“You think it smart and cunning, John,
To use the nauseous weed;
To make your mouth so filthy then,
It were a shame indeed.
To smoke and chew tobacco, John,
Till your teeth are coated brown,
Making a chimney of your nose,
And of yourself a clown,—
“Yes, that would be so cunning, John,—
The girls will love you so;
Your breath will smell so sweet,
They’ll want you for a beau.
Because you use tobacco, John,
You think yourself a man;
But the girls will find it out, John,
Disguise it all you can.”

“Shall I assist you to alight?” asked one of those nice young men who loaf about country hotel doors, smoking a villanous cigar, of a buxom country lass, on arrival of the stage.

“Thank you, sir,” said the girl, with irony, and a jump, “but I never smoke.”

Black Eyes and Fingers.

An American traveller visiting the greatest cigar manufactory in Seville, Spain, says, amongst other things,—

“Here were five thousand young girls, all in one room,—and Sevillians, too,—in the factory. They are all old enough to be mischievous, and ‘put on airs.’ I doubt if as many black eyes can be seen in any one place as in this factory. Their fingers move rapidly, and their tongues a little faster. The manufactories consume ten thousand pounds of tobacco per day.

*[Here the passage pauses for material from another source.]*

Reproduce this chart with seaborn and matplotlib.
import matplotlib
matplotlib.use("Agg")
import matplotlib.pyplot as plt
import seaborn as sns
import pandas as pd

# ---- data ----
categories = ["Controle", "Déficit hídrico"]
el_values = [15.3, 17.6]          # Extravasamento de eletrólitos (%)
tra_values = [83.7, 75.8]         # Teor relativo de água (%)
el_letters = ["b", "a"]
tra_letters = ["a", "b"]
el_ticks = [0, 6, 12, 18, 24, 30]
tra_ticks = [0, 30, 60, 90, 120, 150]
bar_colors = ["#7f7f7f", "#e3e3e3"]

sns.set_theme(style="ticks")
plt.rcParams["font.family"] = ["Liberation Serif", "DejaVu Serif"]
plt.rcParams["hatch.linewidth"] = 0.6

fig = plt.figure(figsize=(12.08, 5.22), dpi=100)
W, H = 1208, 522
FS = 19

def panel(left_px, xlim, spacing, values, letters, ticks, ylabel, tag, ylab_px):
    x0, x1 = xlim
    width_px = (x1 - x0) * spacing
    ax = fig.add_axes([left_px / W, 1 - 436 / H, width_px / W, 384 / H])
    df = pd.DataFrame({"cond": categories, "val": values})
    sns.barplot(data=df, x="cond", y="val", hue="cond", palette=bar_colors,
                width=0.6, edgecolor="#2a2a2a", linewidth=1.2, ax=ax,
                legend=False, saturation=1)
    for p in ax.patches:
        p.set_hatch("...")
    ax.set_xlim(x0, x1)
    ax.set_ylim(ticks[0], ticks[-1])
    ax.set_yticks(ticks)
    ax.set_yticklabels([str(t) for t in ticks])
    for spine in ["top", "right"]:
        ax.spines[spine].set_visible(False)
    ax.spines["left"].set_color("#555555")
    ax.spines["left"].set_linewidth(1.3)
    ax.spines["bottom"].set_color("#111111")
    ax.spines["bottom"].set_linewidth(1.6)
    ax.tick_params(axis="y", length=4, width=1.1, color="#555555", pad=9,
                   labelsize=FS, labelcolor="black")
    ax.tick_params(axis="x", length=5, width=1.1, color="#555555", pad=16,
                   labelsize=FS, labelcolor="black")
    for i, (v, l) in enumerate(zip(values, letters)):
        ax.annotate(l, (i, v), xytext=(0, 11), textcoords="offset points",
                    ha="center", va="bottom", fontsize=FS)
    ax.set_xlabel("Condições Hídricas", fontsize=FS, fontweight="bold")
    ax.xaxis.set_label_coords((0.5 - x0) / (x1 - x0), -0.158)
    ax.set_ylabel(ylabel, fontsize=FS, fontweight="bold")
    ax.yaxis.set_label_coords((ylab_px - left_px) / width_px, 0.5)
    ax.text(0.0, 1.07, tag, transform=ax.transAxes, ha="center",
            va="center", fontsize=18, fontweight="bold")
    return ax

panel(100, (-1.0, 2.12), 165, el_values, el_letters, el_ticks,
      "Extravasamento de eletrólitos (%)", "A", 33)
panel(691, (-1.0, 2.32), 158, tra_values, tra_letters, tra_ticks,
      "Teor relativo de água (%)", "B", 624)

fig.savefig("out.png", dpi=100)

“I have often heard that a woman’s weapon is her tongue, and that the sex were notorious for using it; but, like many other unkind statements against Heaven’s best, last gift to man, I doubted it until I peeped into the Fabrico de Tabacos of Seville. What must be the weight of mischief manufactured each day along with the cigars, I don’t know, but I feel safe in stating that it is at least equal with the tobacco. This factory was erected in 1750, is six hundred and sixty feet long by five hundred and twenty-five wide, and is surrounded by a mole. It is the principal factory in the kingdom, as every one uses tobacco in some shape in Andalusia, not excepting the ladies; but it is when they are on the shady side of forty that they puff and cogitate. Snuff, cigars, and cigarettes are all manufactured here. The best workers among the girls earn about forty cents per day, the poorest about half that amount. Every night they are all searched.”

Disease and Insanity.

Tobacco helps to fill our insane asylums. Dr. Butler, of Hartford, and others, have assured me of the fact. “I am personally acquainted with several individuals, now at lunatic asylums, whose minds first became impaired by the use of tobacco.”